Description: Well what do you think? I think I may have sobered up.
On the Verge -------------------------------------------
I'm on a plane of 'this isn't good for you'
and no, to be honest I don't care
because I don't think that it is gonna affect me anyways
unless it makes me more creative
sometimes it just takes the stress away you know?
and I really am thankful for the break
so this weekend I was planning to go on another vacation
and I was hoping that maybe you could come along
because it helps sometimes to think outside the normal box that we restrict ourselves to
and it helps to really feel something once in a while
because when I'm on my own it's a different kind of numb
and when you keep me company I feel colorful
I really wish we could just paint what I feel please,
I know it's cold outside but it doesn't matter if it takes all day
just to see
if what comes out is beautiful
I can't follow my thoughts
what makes you think that you can
maybe I won't do it again
maybe I will
but shit man, this is too expensive to crash with
and I 'de rather be me anyways
Good poem Jaz.
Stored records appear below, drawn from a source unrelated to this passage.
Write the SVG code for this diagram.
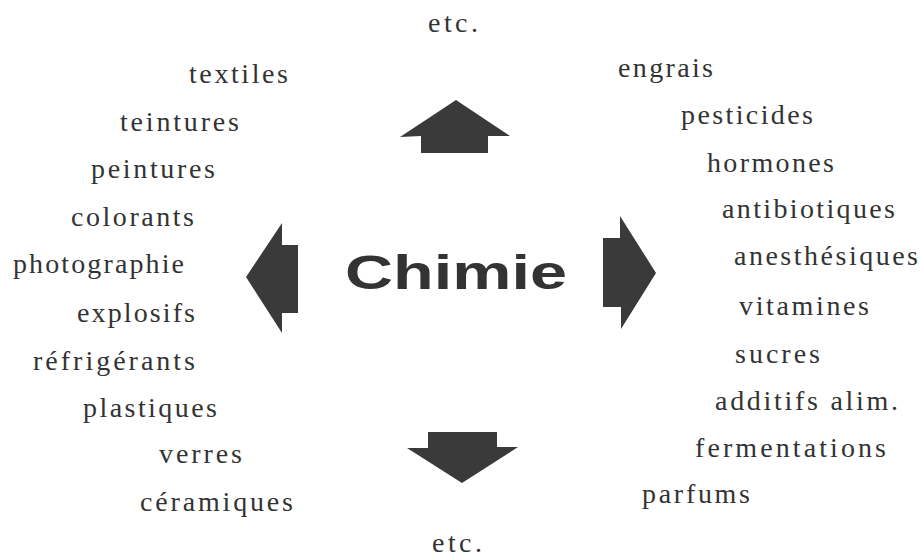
<svg xmlns="http://www.w3.org/2000/svg" width="920" height="557" viewBox="0 0 920 557">
<style>
.lbl{font-family:"Liberation Serif","Times New Roman",serif;font-size:28px;fill:#333}
.title{font-family:"Liberation Sans",Arial,sans-serif;font-size:49px;font-weight:bold;fill:#333}
.arrow{fill:#3a3a3a}
</style>
<rect width="920" height="557" fill="#fff"/>
<g id="center"><text class="title" x="345" y="289" textLength="222" lengthAdjust="spacingAndGlyphs">Chimie</text></g>
<g id="connectors">
<polygon class="arrow" points="456,100 510,136 488,136 488,153 421,153 421,136 400,137"/>
<polygon class="arrow" points="246,277 282,223 282,245 298,245 298,313 282,313 282,333"/>
<polygon class="arrow" points="656,273 620,216 620,238 603,238 603,307 621,307 621,329"/>
<polygon class="arrow" points="462,483 518,447 497,447 497,432 428,432 428,448 407,448"/>
</g>
<g id="top"><text class="lbl" x="428" y="32" textLength="50">etc.</text></g>
<g id="bottom"><text class="lbl" x="432" y="552" textLength="50">etc.</text></g>
<g id="left">
<text class="lbl" x="189" y="83" textLength="99">textiles</text>
<text class="lbl" x="120" y="131" textLength="119">teintures</text>
<text class="lbl" x="91" y="178" textLength="124">peintures</text>
<text class="lbl" x="71" y="226" textLength="123">colorants</text>
<text class="lbl" x="13" y="273" textLength="171">photographie</text>
<text class="lbl" x="77" y="322" textLength="118">explosifs</text>
<text class="lbl" x="33" y="370" textLength="162">réfrigérants</text>
<text class="lbl" x="83" y="417" textLength="134">plastiques</text>
<text class="lbl" x="159" y="463" textLength="83">verres</text>
<text class="lbl" x="140" y="511" textLength="153">céramiques</text>
</g>
<g id="right">
<text class="lbl" x="618" y="77" textLength="95">engrais</text>
<text class="lbl" x="681" y="124" textLength="132">pesticides</text>
<text class="lbl" x="707" y="172" textLength="127">hormones</text>
<text class="lbl" x="722" y="218" textLength="173">antibiotiques</text>
<text class="lbl" x="734" y="265" textLength="184">anesthésiques</text>
<text class="lbl" x="739" y="315" textLength="130">vitamines</text>
<text class="lbl" x="735" y="363" textLength="85">sucres</text>
<text class="lbl" x="715" y="410" textLength="183">additifs alim.</text>
<text class="lbl" x="695" y="457" textLength="191">fermentations</text>
<text class="lbl" x="642" y="503" textLength="108">parfums</text>
</g>
</svg>
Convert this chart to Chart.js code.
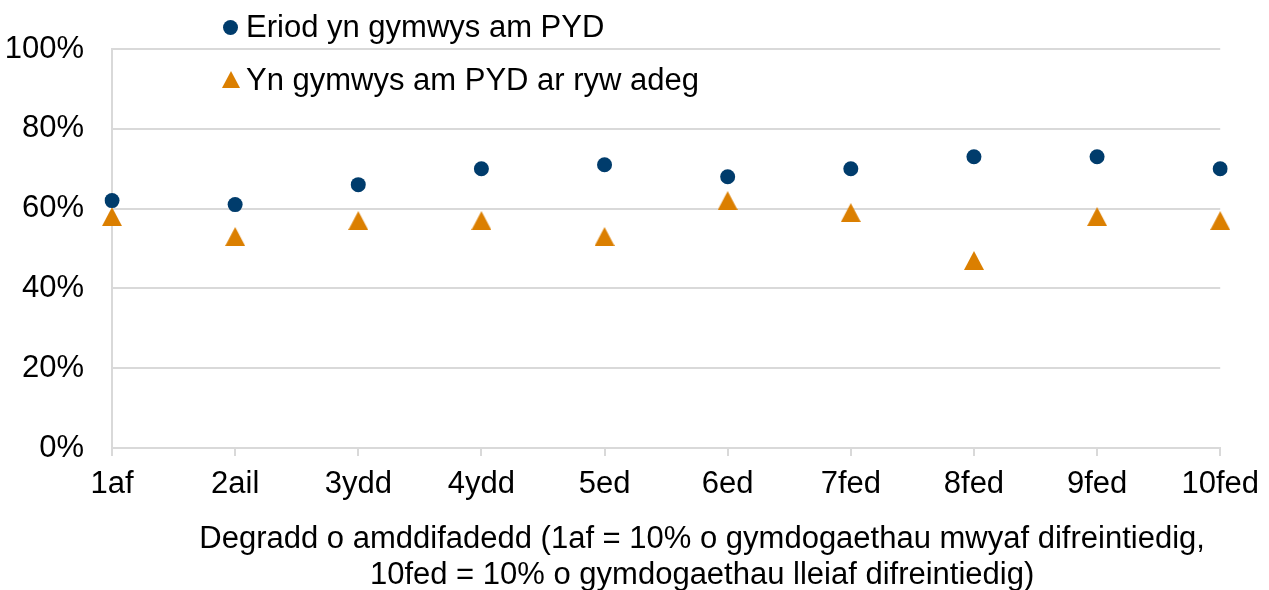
<!DOCTYPE html>
<html>
<head>
<meta charset="utf-8">
<script src="https://cdn.jsdelivr.net/npm/chart.js@4"></script>
<style>
body { margin: 0; background: #fff; }
#wrap { position: relative; width: 1269px; height: 590px; }
.lg-text { position: absolute; left: 246px; font: 31px "Liberation Sans", Arial, sans-serif; color: #000; white-space: nowrap; line-height: 40px; height: 40px; }
.lg-dot { position: absolute; width: 15px; height: 15px; border-radius: 50%; }
.lg-tri { position: absolute; width: 0; height: 0; border-left: 9px solid transparent; border-right: 9px solid transparent; }
</style>
</head>
<body>
<div id="wrap">
    <canvas id="myChart" width="1269" height="590"></canvas>
    <div id="legend"></div>
</div>
<script>
"use strict";

const categories = ['1af', '2ail', '3ydd', '4ydd', '5ed', '6ed', '7fed', '8fed', '9fed', '10fed'];
const everEligible = [62, 61, 66, 70, 71, 68, 70, 73, 73, 70];
const sometimesEligible = [58, 53, 57, 57, 53, 62, 59, 47, 58, 57];
const seriesLabels = ['Eriod yn gymwys am PYD', 'Yn gymwys am PYD ar ryw adeg'];
const axisTitle = [
    'Degradd o amddifadedd (1af = 10% o gymdogaethau mwyaf difreintiedig,',
    '10fed = 10% o gymdogaethau lleiaf difreintiedig)'
];

const blue = '#003C6C';
const orange = '#DB7F00';
const gridColor = '#d9d9d9';
const fontFamily = '"Liberation Sans", Arial, sans-serif';
const fontSize = 31;

// excel style triangle: centred on its box, not on its circumcentre
function makeTriangle(color) {
    const c = document.createElement('canvas');
    c.width = 20;
    c.height = 19;
    const ctx = c.getContext('2d');
    ctx.fillStyle = color;
    ctx.beginPath();
    ctx.moveTo(10, 0);
    ctx.lineTo(20, 19);
    ctx.lineTo(0, 19);
    ctx.closePath();
    ctx.fill();
    return c;
}

// legend sits over the plot, so it is built in html
function buildLegend() {
    const legend = document.getElementById('legend');
    const rows = [
        {label: seriesLabels[0], y: 27, color: blue, shape: 'dot'},
        {label: seriesLabels[1], y: 80, color: orange, shape: 'tri'},
    ];
    rows.forEach(row => {
        const mark = document.createElement('div');
        if (row.shape === 'dot') {
            mark.className = 'lg-dot';
            mark.style.left = '223px';
            mark.style.top = (row.y - 7) + 'px';
            mark.style.background = row.color;
        } else {
            mark.className = 'lg-tri';
            mark.style.left = '222px';
            mark.style.top = (row.y - 9) + 'px';
            mark.style.borderBottom = '17px solid ' + row.color;
        }
        const text = document.createElement('div');
        text.className = 'lg-text';
        text.style.top = (row.y - 20) + 'px';
        text.textContent = row.label;
        legend.appendChild(mark);
        legend.appendChild(text);
    });
}

const axisTitlePlugin = {
    id: 'axisTitle',
    afterDraw(chart) {
        const ctx = chart.ctx;
        const area = chart.chartArea;
        const cx = (area.left + area.right) / 2 + 36;
        ctx.save();
        ctx.font = fontSize + 'px ' + fontFamily;
        ctx.fillStyle = '#000';
        ctx.textAlign = 'center';
        ctx.textBaseline = 'middle';
        ctx.fillText(axisTitle[0], cx, area.bottom + 91);
        ctx.fillText(axisTitle[1], cx, area.bottom + 127);
        ctx.restore();
    }
};

function createChart() {
    return new Chart(document.getElementById('myChart'), {
        type: 'line',
        data: {
            labels: categories,
            datasets: [{
                label: seriesLabels[0],
                data: everEligible,
                showLine: false,
                pointStyle: 'circle',
                pointRadius: 7.5,
                pointHoverRadius: 7.5,
                pointBorderWidth: 0,
                backgroundColor: blue,
                borderColor: blue,
            }, {
                label: seriesLabels[1],
                data: sometimesEligible,
                showLine: false,
                pointStyle: makeTriangle(orange),
                pointRadius: 10,
                pointHoverRadius: 10,
                pointBorderWidth: 0,
                backgroundColor: orange,
                borderColor: orange,
            }]
        },
        options: {
            responsive: false,
            devicePixelRatio: 1,
            animation: false,
            layout: {
                padding: {top: 49, right: 48, left: 0, bottom: 0}
            },
            plugins: {
                legend: {display: false},
                tooltip: {enabled: false},
            },
            scales: {
                x: {
                    offset: false,
                    afterFit(scale) { scale.height = 142; },
                    grid: {
                        drawOnChartArea: false,
                        drawTicks: true,
                        tickLength: 8,
                        color: gridColor,
                        lineWidth: 2,
                    },
                    border: {display: true, color: gridColor, width: 2},
                    ticks: {
                        color: '#000',
                        font: {family: fontFamily, size: fontSize},
                        padding: 10,
                        maxRotation: 0,
                        autoSkip: false,
                    }
                },
                y: {
                    min: 0,
                    max: 100,
                    afterFit(scale) { scale.width = 112; },
                    grid: {
                        color: gridColor,
                        lineWidth: 2,
                        drawTicks: false,
                    },
                    border: {display: true, color: gridColor, width: 2},
                    ticks: {
                        stepSize: 20,
                        color: '#000',
                        font: {family: fontFamily, size: fontSize},
                        padding: 28,
                        callback: v => v + '%',
                    }
                }
            }
        },
        plugins: [axisTitlePlugin]
    });
}

buildLegend();
createChart();
</script>
</body>
</html>
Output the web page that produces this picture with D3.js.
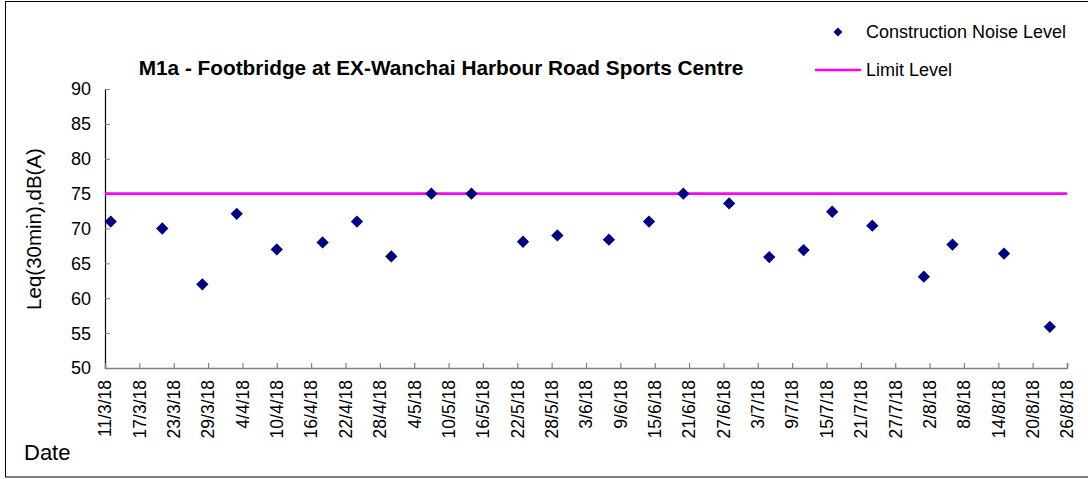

I really like the line "because it helps sometimes to think outside the normal box that we restrict ourselves to" Because I think a lot of people don't let themselves go beyond the boudary that they've set around their lives because they are to insecure, they won't try anything new. Then they down people when they do try something else- which isn't really relevant to this poem. Anyway I really liked this peice.
The lovely poem about cocaine. That is what this is about right? I think that the drug does more damage than you think but that's my opinion. I agree with Martin...I do like that line as well. That is the great thing with all drugs...we can have a different mind...even a different world. It's amazing! But...it does have drastic and damaging effects on reality. Great poem. I can't say I like the flow or the way it was written exactly but I do like some of the wording and the whole point behind the poem.
Call me restrictive and insecure, but I find that it's not neccessary to get [censored]ed up in order to have fun or try something new. This may make you a little creative every one in a while, but I think in the long run, it's just not worth it. You'll be completely burnt out before you're twenty. I wish you would just be you. You don't need this sh*t, and you know it. I'm sure sometimes it helps you deal, and it's easier than facing it alone, but it's all too easy to just give up on life and sink into a drugged haze. What happened to you wanting to be numb? I don't think that your problem is you can't feel, I think you feel too much, and this is your only way to take the edge off it. I know how we are, we're emotional messes. Don't let it take you somewhere you don't belong.